Economic losses after the earthquake were put at $14.2 billion. And according to the economist/deputy Manasserian, by losing Gyumri, Armenia lost 40 percent of its industrial capacity. There is little direction to go but forward. And some in Gyumri believe that development has to start with each individual.

"Everything can be restored, all we need is desire," says Artush Mkrtchyan, a businessman who is chairman of the (non governmental organization) Foundation of Gyumri Development. Part of the organization's mandate is to participate in programs for the development of "non-capital" cities throughout the Caucasus, with Gyumri as their targeted city.

Mkrtchyan believes progress must rely on a viable infrastructure—that Gyumri's priority should be to build roads, hotels, restaurants and renovate museums and monuments. In that belief, Mkrtchyan bought an art gallery and pulled together a collection of 1,500 exhibits of sculpture, graphic arts and painting. Art students are given free space for exhibiting their work in his gallery.

A former advisor to the Ministry of Finance and Economy, Mkrtchyan thinks pragmatically, but is also a dreamer:

"I want to make Gyumri a Strasbourg of the Caucasus," he says. "And I know I can achieve it by making thorough plans."

Mkrtchyan hopes to realize that dream through implementing the goals of the Foundation of Gyumri Development: establishing diplomatic ties with provincial cities in the whole Caucasus region and improving the image of Gyumri.

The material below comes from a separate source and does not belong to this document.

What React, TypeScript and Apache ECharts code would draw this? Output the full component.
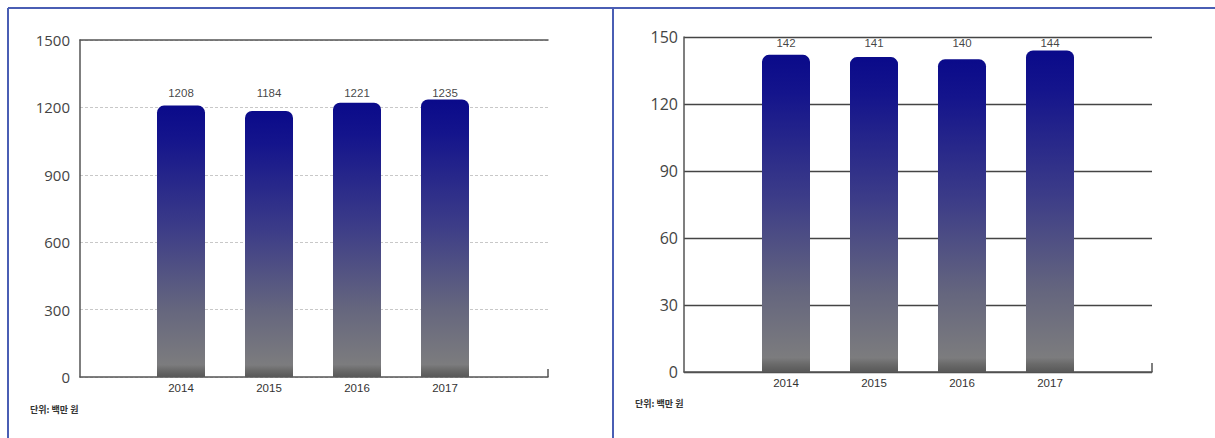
import React, { useEffect, useRef } from "react";
import * as echarts from "echarts";

const years = ["2014", "2015", "2016", "2017"];
const leftValues = [1208, 1184, 1221, 1235];
const rightValues = [142, 141, 140, 144];
const leftLabelLevel = [1266, 1266, 1266, 1266];
const rightLabelLevel = [147.5, 147.5, 147.5, 147.5];
const unitText = "단위: 백만 원";

const barGradient = () =>
  new echarts.graphic.LinearGradient(0, 0, 0, 1, [
    { offset: 0, color: "#0a0a8a" },
    { offset: 0.12, color: "#14148c" },
    { offset: 0.45, color: "#3c3c88" },
    { offset: 0.75, color: "#65667e" },
    { offset: 0.955, color: "#7c7c7e" },
    { offset: 0.975, color: "#6a6a6a" },
    { offset: 1, color: "#585858" },
  ]);

export default function App() {
  const ref = useRef<HTMLDivElement>(null);
  useEffect(() => {
    if (!ref.current) return;
    const chart = echarts.init(ref.current, null, { renderer: "svg" });
    const axisTextStyle = { fontFamily: "Open Sans", color: "#444", formatter: (v: number) => String(v) };
    const xLabel = { margin: 5, fontSize: 11.5, color: "#333", fontFamily: "Liberation Sans" };
    const valLabel = { show: true, position: "inside", fontSize: 11.5, color: "#111", fontFamily: "Liberation Sans" };
    const option: any = {
      animation: false,
      backgroundColor: "#fff",
      grid: [
        { left: 80, top: 40, width: 468, height: 337 },
        { left: 137, top: 40, width: 352, height: 337 },
        { left: 684, top: 37, width: 468, height: 335 },
        { left: 742, top: 37, width: 352, height: 335 },
      ],
      xAxis: [
        { gridIndex: 0, type: "value", min: 0, max: 1, position: "bottom",
          axisLine: { show: true, lineStyle: { color: "#555", width: 1.5 } },
          axisTick: { show: false }, axisLabel: { show: false }, splitLine: { show: false } },
        { gridIndex: 0, type: "value", min: 0, max: 1, position: "top",
          axisLine: { show: true, lineStyle: { color: "#555", width: 1.5 } },
          axisTick: { show: false }, axisLabel: { show: false }, splitLine: { show: false } },
        { gridIndex: 1, type: "category", data: years, boundaryGap: true,
          axisLine: { show: false }, axisTick: { show: false }, axisLabel: xLabel },
        { gridIndex: 2, type: "value", min: 0, max: 1, position: "bottom",
          axisLine: { show: true, lineStyle: { color: "#555", width: 1.5 } },
          axisTick: { show: false }, axisLabel: { show: false }, splitLine: { show: false } },
        { gridIndex: 3, type: "category", data: years, boundaryGap: true,
          axisLine: { show: false }, axisTick: { show: false }, axisLabel: xLabel },
      ],
      yAxis: [
        { gridIndex: 0, type: "value", min: 0, max: 1500, interval: 300,
          axisLine: { show: true, lineStyle: { color: "#555", width: 1.5 } },
          axisTick: { show: false },
          axisLabel: { ...axisTextStyle, fontSize: 15, margin: 10 },
          splitLine: { show: true, lineStyle: { color: "#c8c8c8", type: [3, 2], width: 1 } } },
        { gridIndex: 1, type: "value", min: 0, max: 1500, interval: 300, show: false },
        { gridIndex: 2, type: "value", min: 0, max: 150, interval: 30,
          axisLine: { show: true, lineStyle: { color: "#555", width: 1.5 } },
          axisTick: { show: false },
          axisLabel: { ...axisTextStyle, fontSize: 16, margin: 6 },
          splitLine: { show: true, lineStyle: { color: "#444", width: 1.3 } } },
        { gridIndex: 3, type: "value", min: 0, max: 150, interval: 30, show: false },
      ],
      series: [
        { type: "bar", xAxisIndex: 2, yAxisIndex: 1, data: leftValues, barWidth: 48,
          itemStyle: { color: barGradient(), borderRadius: [7, 7, 0, 0] } },
        { type: "scatter", xAxisIndex: 2, yAxisIndex: 1, data: leftLabelLevel, symbolSize: 0,
          label: { ...valLabel, formatter: (p: any) => String(leftValues[p.dataIndex]) } },
        { type: "bar", xAxisIndex: 4, yAxisIndex: 3, data: rightValues, barWidth: 48,
          itemStyle: { color: barGradient(), borderRadius: [7, 7, 0, 0] } },
        { type: "scatter", xAxisIndex: 4, yAxisIndex: 3, data: rightLabelLevel, symbolSize: 0,
          label: { ...valLabel, formatter: (p: any) => String(rightValues[p.dataIndex]) } },
      ],
      graphic: [
        { type: "line", shape: { x1: 8, y1: 8, x2: 1215, y2: 8 }, style: { stroke: "#4a5eb4", lineWidth: 2 } },
        { type: "line", shape: { x1: 8, y1: 8, x2: 8, y2: 438 }, style: { stroke: "#4a5eb4", lineWidth: 2 } },
        { type: "line", shape: { x1: 613, y1: 8, x2: 613, y2: 438 }, style: { stroke: "#4a5eb4", lineWidth: 2 } },
        { type: "line", shape: { x1: 548, y1: 369, x2: 548, y2: 377 }, style: { stroke: "#555", lineWidth: 1.5 } },
        { type: "line", shape: { x1: 1152, y1: 363, x2: 1152, y2: 372 }, style: { stroke: "#555", lineWidth: 1.5 } },
        { type: "text", x: 30, y: 405, style: { text: unitText, fontSize: 9, fill: "#333",
          fontFamily: "Noto Sans CJK KR", fontWeight: "bold" } },
        { type: "text", x: 635, y: 399, style: { text: unitText, fontSize: 9, fill: "#333",
          fontFamily: "Noto Sans CJK KR", fontWeight: "bold" } },
      ],
    };
    chart.setOption(option);
    return () => chart.dispose();
  }, []);
  return (
    <div
      ref={ref}
      style={{ position: "fixed", left: 0, top: 0, width: 1215, height: 438, background: "#fff" }}
    />
  );
}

Through grants, Mkrtchyan has raised funding for developing a data base of all the monuments of Gyumri. Collecting the information is a first step toward raising money for the restoration of historical buildings and monuments.

According to Paruir Zakharian, director of the Museum of National Architecture and Urban Life, there were 1,500 architectural monuments in Gyumri, and 10 percent were destroyed by the earthquake.

Rebuilding monuments while a generation grows up in shipping crates may seem a frivolous fancy. But there are many in Gyumri who believe that the city's soul is buried in that graveyard gateway and any effort to restore its spirit takes a step forward from a debilitating past.